## START

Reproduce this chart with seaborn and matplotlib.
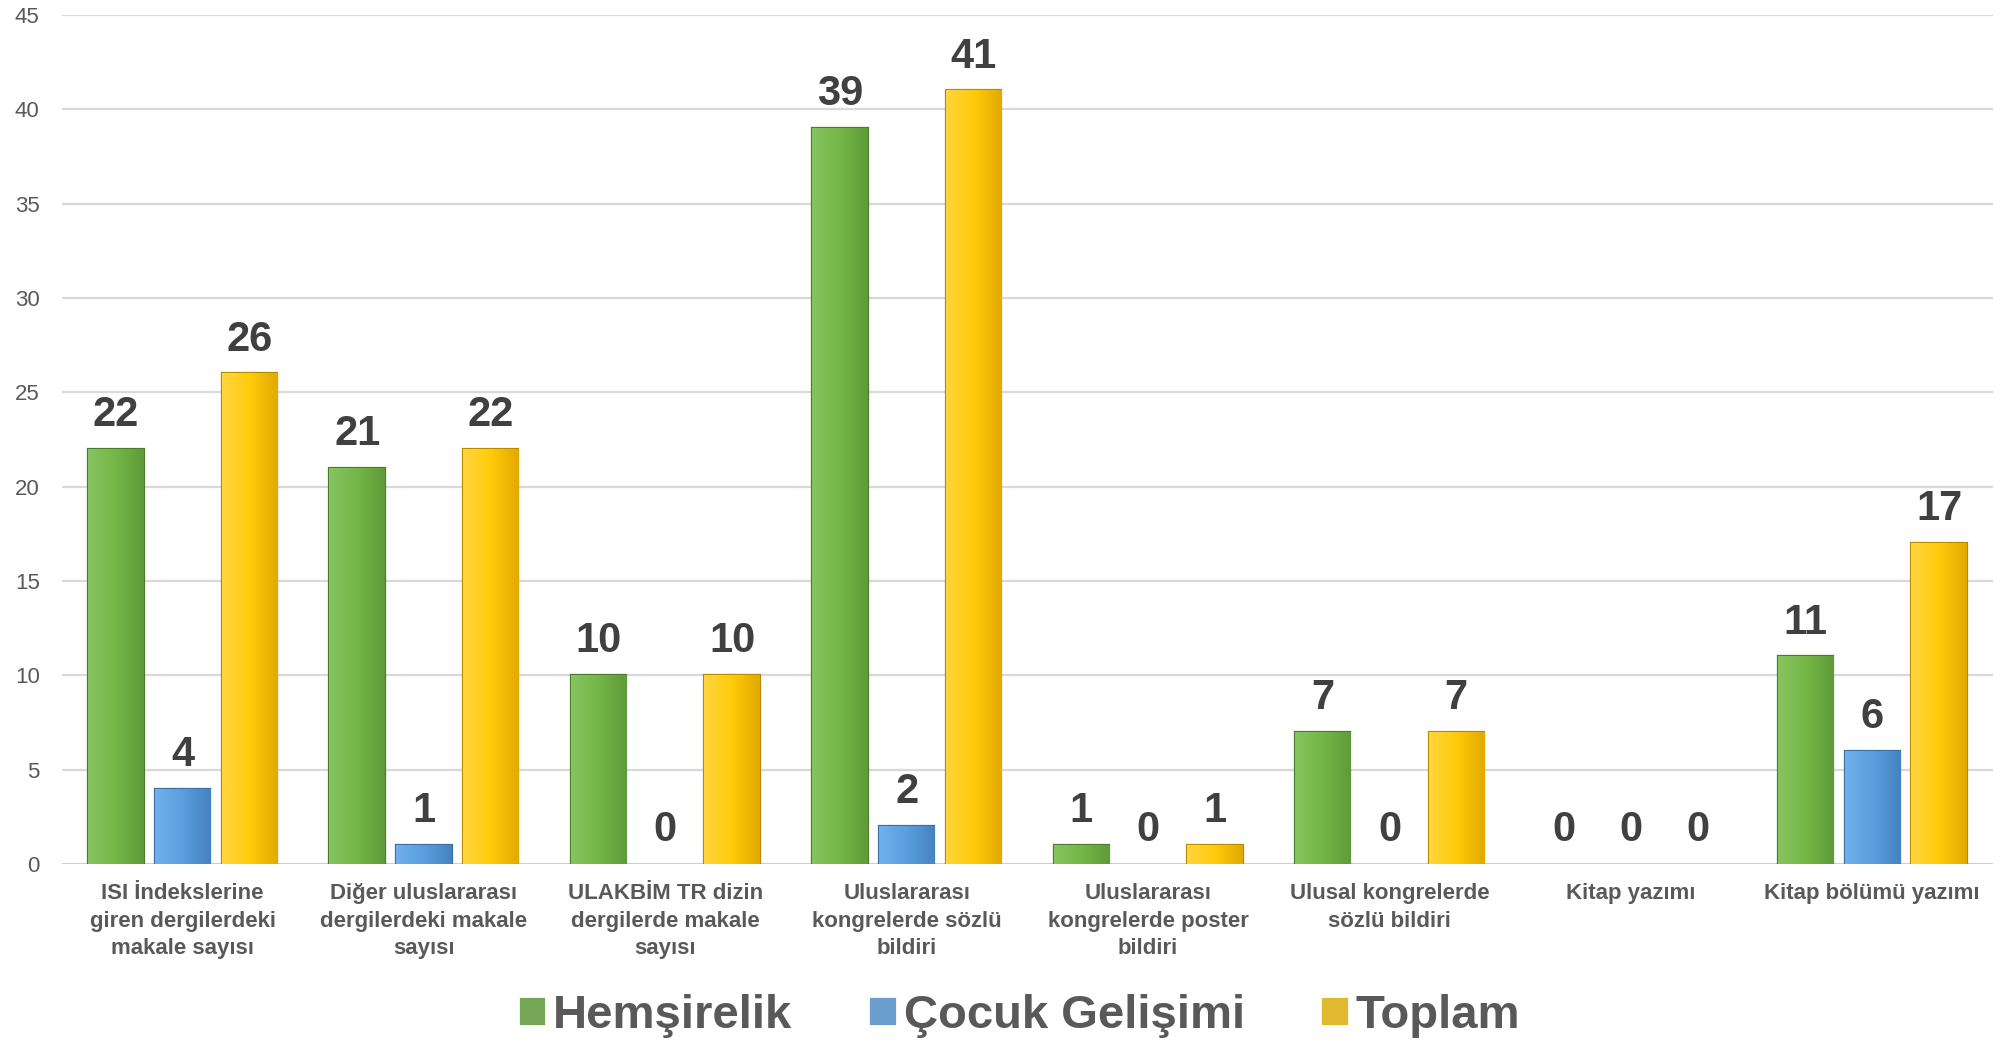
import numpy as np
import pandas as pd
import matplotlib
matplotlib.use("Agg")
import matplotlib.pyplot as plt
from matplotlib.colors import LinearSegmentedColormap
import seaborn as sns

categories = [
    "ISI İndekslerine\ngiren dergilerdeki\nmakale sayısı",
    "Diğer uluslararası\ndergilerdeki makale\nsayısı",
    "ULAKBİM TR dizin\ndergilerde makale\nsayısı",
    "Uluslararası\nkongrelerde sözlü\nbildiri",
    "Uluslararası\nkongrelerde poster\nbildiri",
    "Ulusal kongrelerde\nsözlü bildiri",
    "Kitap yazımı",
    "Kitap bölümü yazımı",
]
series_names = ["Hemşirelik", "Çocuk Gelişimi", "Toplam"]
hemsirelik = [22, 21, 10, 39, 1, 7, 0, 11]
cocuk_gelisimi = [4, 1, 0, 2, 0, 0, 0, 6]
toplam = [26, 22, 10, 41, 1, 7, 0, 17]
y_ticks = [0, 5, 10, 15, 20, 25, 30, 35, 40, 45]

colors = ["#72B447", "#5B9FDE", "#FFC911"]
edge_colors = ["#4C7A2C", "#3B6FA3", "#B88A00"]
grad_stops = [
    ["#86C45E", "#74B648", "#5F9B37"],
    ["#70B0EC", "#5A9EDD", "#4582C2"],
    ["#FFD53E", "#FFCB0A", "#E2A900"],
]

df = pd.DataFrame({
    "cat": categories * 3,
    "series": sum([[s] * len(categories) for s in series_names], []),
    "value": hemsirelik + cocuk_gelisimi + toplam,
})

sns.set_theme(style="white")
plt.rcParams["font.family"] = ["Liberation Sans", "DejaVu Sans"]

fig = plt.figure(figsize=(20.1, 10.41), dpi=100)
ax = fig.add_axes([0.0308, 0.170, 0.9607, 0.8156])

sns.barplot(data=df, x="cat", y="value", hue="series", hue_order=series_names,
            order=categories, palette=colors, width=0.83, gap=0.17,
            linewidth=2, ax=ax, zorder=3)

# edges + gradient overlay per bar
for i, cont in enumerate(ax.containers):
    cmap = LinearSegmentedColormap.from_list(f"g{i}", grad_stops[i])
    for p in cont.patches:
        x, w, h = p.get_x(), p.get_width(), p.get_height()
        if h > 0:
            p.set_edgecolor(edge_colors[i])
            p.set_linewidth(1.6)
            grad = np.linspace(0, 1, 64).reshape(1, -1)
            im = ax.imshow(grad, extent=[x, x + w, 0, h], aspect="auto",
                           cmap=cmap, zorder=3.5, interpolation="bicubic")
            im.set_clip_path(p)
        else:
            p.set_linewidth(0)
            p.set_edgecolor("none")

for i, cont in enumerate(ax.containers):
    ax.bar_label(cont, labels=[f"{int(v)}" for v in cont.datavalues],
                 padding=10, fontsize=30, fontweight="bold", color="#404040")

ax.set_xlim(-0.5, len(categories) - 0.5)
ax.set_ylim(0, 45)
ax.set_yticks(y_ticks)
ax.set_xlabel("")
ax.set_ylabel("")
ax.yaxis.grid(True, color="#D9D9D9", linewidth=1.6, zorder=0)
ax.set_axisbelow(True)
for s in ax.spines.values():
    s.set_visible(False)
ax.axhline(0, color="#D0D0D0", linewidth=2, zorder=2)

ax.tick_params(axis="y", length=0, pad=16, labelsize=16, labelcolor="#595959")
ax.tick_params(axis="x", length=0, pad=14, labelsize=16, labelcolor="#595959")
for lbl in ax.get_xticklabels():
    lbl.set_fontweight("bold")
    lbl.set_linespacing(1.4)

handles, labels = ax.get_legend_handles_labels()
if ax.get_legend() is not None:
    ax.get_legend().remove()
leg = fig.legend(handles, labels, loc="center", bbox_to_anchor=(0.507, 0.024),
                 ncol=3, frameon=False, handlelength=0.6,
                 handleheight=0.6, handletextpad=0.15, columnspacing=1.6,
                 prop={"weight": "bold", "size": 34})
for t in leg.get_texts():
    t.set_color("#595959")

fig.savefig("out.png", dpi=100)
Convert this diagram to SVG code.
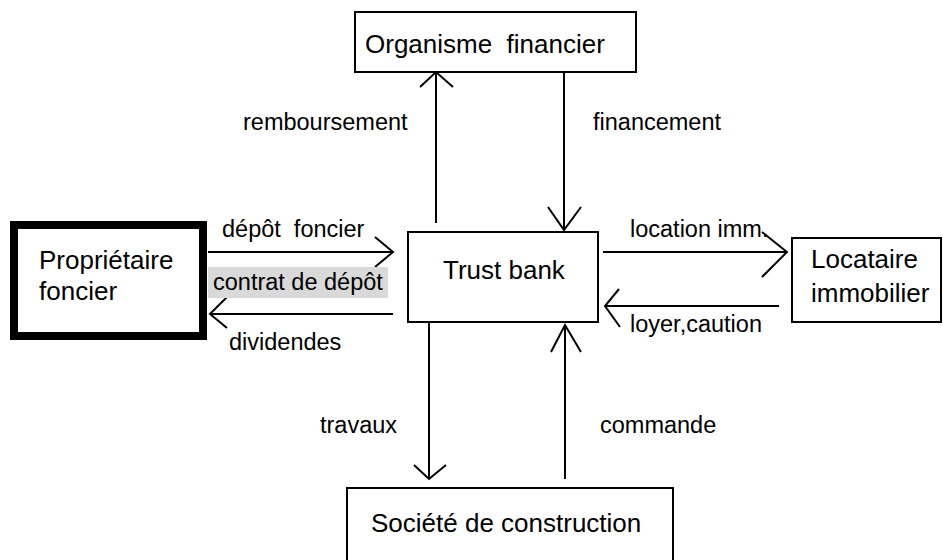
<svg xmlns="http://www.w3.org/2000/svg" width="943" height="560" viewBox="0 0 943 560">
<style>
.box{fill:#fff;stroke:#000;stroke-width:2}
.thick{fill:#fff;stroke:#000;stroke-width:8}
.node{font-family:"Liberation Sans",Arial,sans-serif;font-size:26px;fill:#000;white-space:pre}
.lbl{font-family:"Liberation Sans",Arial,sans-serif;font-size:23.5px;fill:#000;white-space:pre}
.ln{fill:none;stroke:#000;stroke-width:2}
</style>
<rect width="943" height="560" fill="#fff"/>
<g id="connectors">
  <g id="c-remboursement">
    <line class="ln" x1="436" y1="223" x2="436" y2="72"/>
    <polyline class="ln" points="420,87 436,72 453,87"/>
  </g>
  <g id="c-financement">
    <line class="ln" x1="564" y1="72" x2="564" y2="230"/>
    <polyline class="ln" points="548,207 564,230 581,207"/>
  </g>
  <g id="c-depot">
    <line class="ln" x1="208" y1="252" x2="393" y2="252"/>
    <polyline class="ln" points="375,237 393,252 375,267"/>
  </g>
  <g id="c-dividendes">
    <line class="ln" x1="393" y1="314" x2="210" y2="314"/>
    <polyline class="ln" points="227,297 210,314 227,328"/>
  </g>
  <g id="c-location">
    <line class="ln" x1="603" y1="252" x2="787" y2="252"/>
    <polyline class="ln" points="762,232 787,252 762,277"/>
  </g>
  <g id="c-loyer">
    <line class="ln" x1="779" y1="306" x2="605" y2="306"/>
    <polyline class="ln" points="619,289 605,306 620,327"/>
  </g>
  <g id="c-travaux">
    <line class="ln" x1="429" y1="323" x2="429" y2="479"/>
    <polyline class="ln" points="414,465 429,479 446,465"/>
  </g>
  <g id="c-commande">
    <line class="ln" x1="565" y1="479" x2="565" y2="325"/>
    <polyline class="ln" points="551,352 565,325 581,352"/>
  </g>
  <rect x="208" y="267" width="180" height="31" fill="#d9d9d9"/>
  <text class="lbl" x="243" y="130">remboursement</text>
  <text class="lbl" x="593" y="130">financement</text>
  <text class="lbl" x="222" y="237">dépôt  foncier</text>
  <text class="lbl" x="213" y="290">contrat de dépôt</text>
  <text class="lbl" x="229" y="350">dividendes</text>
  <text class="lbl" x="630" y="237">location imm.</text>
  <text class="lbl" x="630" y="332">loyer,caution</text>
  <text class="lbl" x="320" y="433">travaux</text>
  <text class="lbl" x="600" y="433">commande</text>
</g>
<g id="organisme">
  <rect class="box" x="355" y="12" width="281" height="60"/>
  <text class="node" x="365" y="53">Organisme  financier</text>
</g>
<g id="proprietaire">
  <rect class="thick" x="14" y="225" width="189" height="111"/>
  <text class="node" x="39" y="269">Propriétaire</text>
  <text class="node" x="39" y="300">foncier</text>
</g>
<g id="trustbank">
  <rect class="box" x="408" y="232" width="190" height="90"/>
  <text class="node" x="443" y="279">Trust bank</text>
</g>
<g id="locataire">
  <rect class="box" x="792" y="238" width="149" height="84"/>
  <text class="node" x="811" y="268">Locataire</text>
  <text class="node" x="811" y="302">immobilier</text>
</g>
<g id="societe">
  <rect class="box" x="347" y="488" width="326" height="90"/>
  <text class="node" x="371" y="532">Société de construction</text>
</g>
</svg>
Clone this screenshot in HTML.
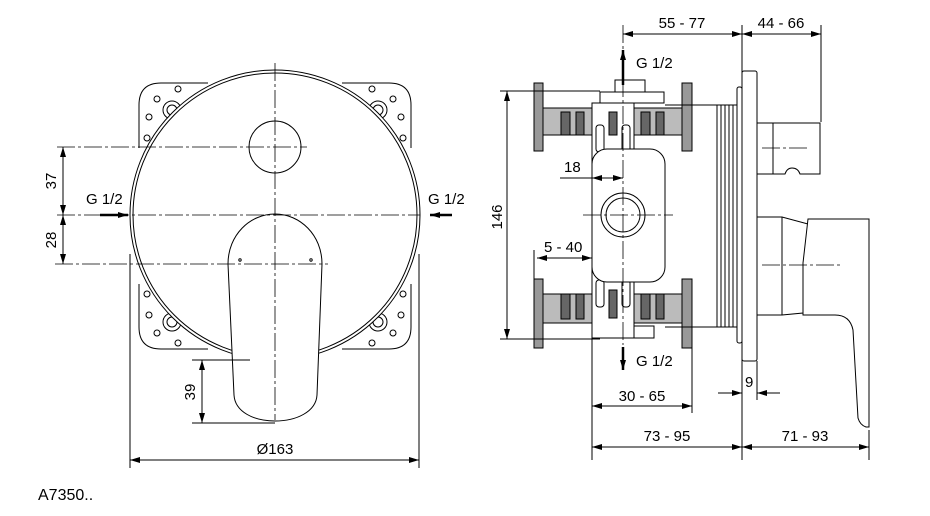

## END

■ Work required ■
Copy the records word for word, leaving no picture in the copy.

■ Worked solution ■
Reproduce this chart with seaborn and matplotlib.
import numpy as np
import pandas as pd
import matplotlib
matplotlib.use("Agg")
import matplotlib.pyplot as plt
from matplotlib.colors import LinearSegmentedColormap
import seaborn as sns

categories = [
    "ISI İndekslerine\ngiren dergilerdeki\nmakale sayısı",
    "Diğer uluslararası\ndergilerdeki makale\nsayısı",
    "ULAKBİM TR dizin\ndergilerde makale\nsayısı",
    "Uluslararası\nkongrelerde sözlü\nbildiri",
    "Uluslararası\nkongrelerde poster\nbildiri",
    "Ulusal kongrelerde\nsözlü bildiri",
    "Kitap yazımı",
    "Kitap bölümü yazımı",
]
series_names = ["Hemşirelik", "Çocuk Gelişimi", "Toplam"]
hemsirelik = [22, 21, 10, 39, 1, 7, 0, 11]
cocuk_gelisimi = [4, 1, 0, 2, 0, 0, 0, 6]
toplam = [26, 22, 10, 41, 1, 7, 0, 17]
y_ticks = [0, 5, 10, 15, 20, 25, 30, 35, 40, 45]

colors = ["#72B447", "#5B9FDE", "#FFC911"]
edge_colors = ["#4C7A2C", "#3B6FA3", "#B88A00"]
grad_stops = [
    ["#86C45E", "#74B648", "#5F9B37"],
    ["#70B0EC", "#5A9EDD", "#4582C2"],
    ["#FFD53E", "#FFCB0A", "#E2A900"],
]

df = pd.DataFrame({
    "cat": categories * 3,
    "series": sum([[s] * len(categories) for s in series_names], []),
    "value": hemsirelik + cocuk_gelisimi + toplam,
})

sns.set_theme(style="white")
plt.rcParams["font.family"] = ["Liberation Sans", "DejaVu Sans"]

fig = plt.figure(figsize=(20.1, 10.41), dpi=100)
ax = fig.add_axes([0.0308, 0.170, 0.9607, 0.8156])

sns.barplot(data=df, x="cat", y="value", hue="series", hue_order=series_names,
            order=categories, palette=colors, width=0.83, gap=0.17,
            linewidth=2, ax=ax, zorder=3)

# edges + gradient overlay per bar
for i, cont in enumerate(ax.containers):
    cmap = LinearSegmentedColormap.from_list(f"g{i}", grad_stops[i])
    for p in cont.patches:
        x, w, h = p.get_x(), p.get_width(), p.get_height()
        if h > 0:
            p.set_edgecolor(edge_colors[i])
            p.set_linewidth(1.6)
            grad = np.linspace(0, 1, 64).reshape(1, -1)
            im = ax.imshow(grad, extent=[x, x + w, 0, h], aspect="auto",
                           cmap=cmap, zorder=3.5, interpolation="bicubic")
            im.set_clip_path(p)
        else:
            p.set_linewidth(0)
            p.set_edgecolor("none")

for i, cont in enumerate(ax.containers):
    ax.bar_label(cont, labels=[f"{int(v)}" for v in cont.datavalues],
                 padding=10, fontsize=30, fontweight="bold", color="#404040")

ax.set_xlim(-0.5, len(categories) - 0.5)
ax.set_ylim(0, 45)
ax.set_yticks(y_ticks)
ax.set_xlabel("")
ax.set_ylabel("")
ax.yaxis.grid(True, color="#D9D9D9", linewidth=1.6, zorder=0)
ax.set_axisbelow(True)
for s in ax.spines.values():
    s.set_visible(False)
ax.axhline(0, color="#D0D0D0", linewidth=2, zorder=2)

ax.tick_params(axis="y", length=0, pad=16, labelsize=16, labelcolor="#595959")
ax.tick_params(axis="x", length=0, pad=14, labelsize=16, labelcolor="#595959")
for lbl in ax.get_xticklabels():
    lbl.set_fontweight("bold")
    lbl.set_linespacing(1.4)

handles, labels = ax.get_legend_handles_labels()
if ax.get_legend() is not None:
    ax.get_legend().remove()
leg = fig.legend(handles, labels, loc="center", bbox_to_anchor=(0.507, 0.024),
                 ncol=3, frameon=False, handlelength=0.6,
                 handleheight=0.6, handletextpad=0.15, columnspacing=1.6,
                 prop={"weight": "bold", "size": 34})
for t in leg.get_texts():
    t.set_color("#595959")

fig.savefig("out.png", dpi=100)
Convert this diagram to SVG code.
<svg xmlns="http://www.w3.org/2000/svg" width="943" height="560" viewBox="0 0 943 560">
<style>
.box{fill:#fff;stroke:#000;stroke-width:2}
.thick{fill:#fff;stroke:#000;stroke-width:8}
.node{font-family:"Liberation Sans",Arial,sans-serif;font-size:26px;fill:#000;white-space:pre}
.lbl{font-family:"Liberation Sans",Arial,sans-serif;font-size:23.5px;fill:#000;white-space:pre}
.ln{fill:none;stroke:#000;stroke-width:2}
</style>
<rect width="943" height="560" fill="#fff"/>
<g id="connectors">
  <g id="c-remboursement">
    <line class="ln" x1="436" y1="223" x2="436" y2="72"/>
    <polyline class="ln" points="420,87 436,72 453,87"/>
  </g>
  <g id="c-financement">
    <line class="ln" x1="564" y1="72" x2="564" y2="230"/>
    <polyline class="ln" points="548,207 564,230 581,207"/>
  </g>
  <g id="c-depot">
    <line class="ln" x1="208" y1="252" x2="393" y2="252"/>
    <polyline class="ln" points="375,237 393,252 375,267"/>
  </g>
  <g id="c-dividendes">
    <line class="ln" x1="393" y1="314" x2="210" y2="314"/>
    <polyline class="ln" points="227,297 210,314 227,328"/>
  </g>
  <g id="c-location">
    <line class="ln" x1="603" y1="252" x2="787" y2="252"/>
    <polyline class="ln" points="762,232 787,252 762,277"/>
  </g>
  <g id="c-loyer">
    <line class="ln" x1="779" y1="306" x2="605" y2="306"/>
    <polyline class="ln" points="619,289 605,306 620,327"/>
  </g>
  <g id="c-travaux">
    <line class="ln" x1="429" y1="323" x2="429" y2="479"/>
    <polyline class="ln" points="414,465 429,479 446,465"/>
  </g>
  <g id="c-commande">
    <line class="ln" x1="565" y1="479" x2="565" y2="325"/>
    <polyline class="ln" points="551,352 565,325 581,352"/>
  </g>
  <rect x="208" y="267" width="180" height="31" fill="#d9d9d9"/>
  <text class="lbl" x="243" y="130">remboursement</text>
  <text class="lbl" x="593" y="130">financement</text>
  <text class="lbl" x="222" y="237">dépôt  foncier</text>
  <text class="lbl" x="213" y="290">contrat de dépôt</text>
  <text class="lbl" x="229" y="350">dividendes</text>
  <text class="lbl" x="630" y="237">location imm.</text>
  <text class="lbl" x="630" y="332">loyer,caution</text>
  <text class="lbl" x="320" y="433">travaux</text>
  <text class="lbl" x="600" y="433">commande</text>
</g>
<g id="organisme">
  <rect class="box" x="355" y="12" width="281" height="60"/>
  <text class="node" x="365" y="53">Organisme  financier</text>
</g>
<g id="proprietaire">
  <rect class="thick" x="14" y="225" width="189" height="111"/>
  <text class="node" x="39" y="269">Propriétaire</text>
  <text class="node" x="39" y="300">foncier</text>
</g>
<g id="trustbank">
  <rect class="box" x="408" y="232" width="190" height="90"/>
  <text class="node" x="443" y="279">Trust bank</text>
</g>
<g id="locataire">
  <rect class="box" x="792" y="238" width="149" height="84"/>
  <text class="node" x="811" y="268">Locataire</text>
  <text class="node" x="811" y="302">immobilier</text>
</g>
<g id="societe">
  <rect class="box" x="347" y="488" width="326" height="90"/>
  <text class="node" x="371" y="532">Société de construction</text>
</g>
</svg>
Clone this screenshot in HTML.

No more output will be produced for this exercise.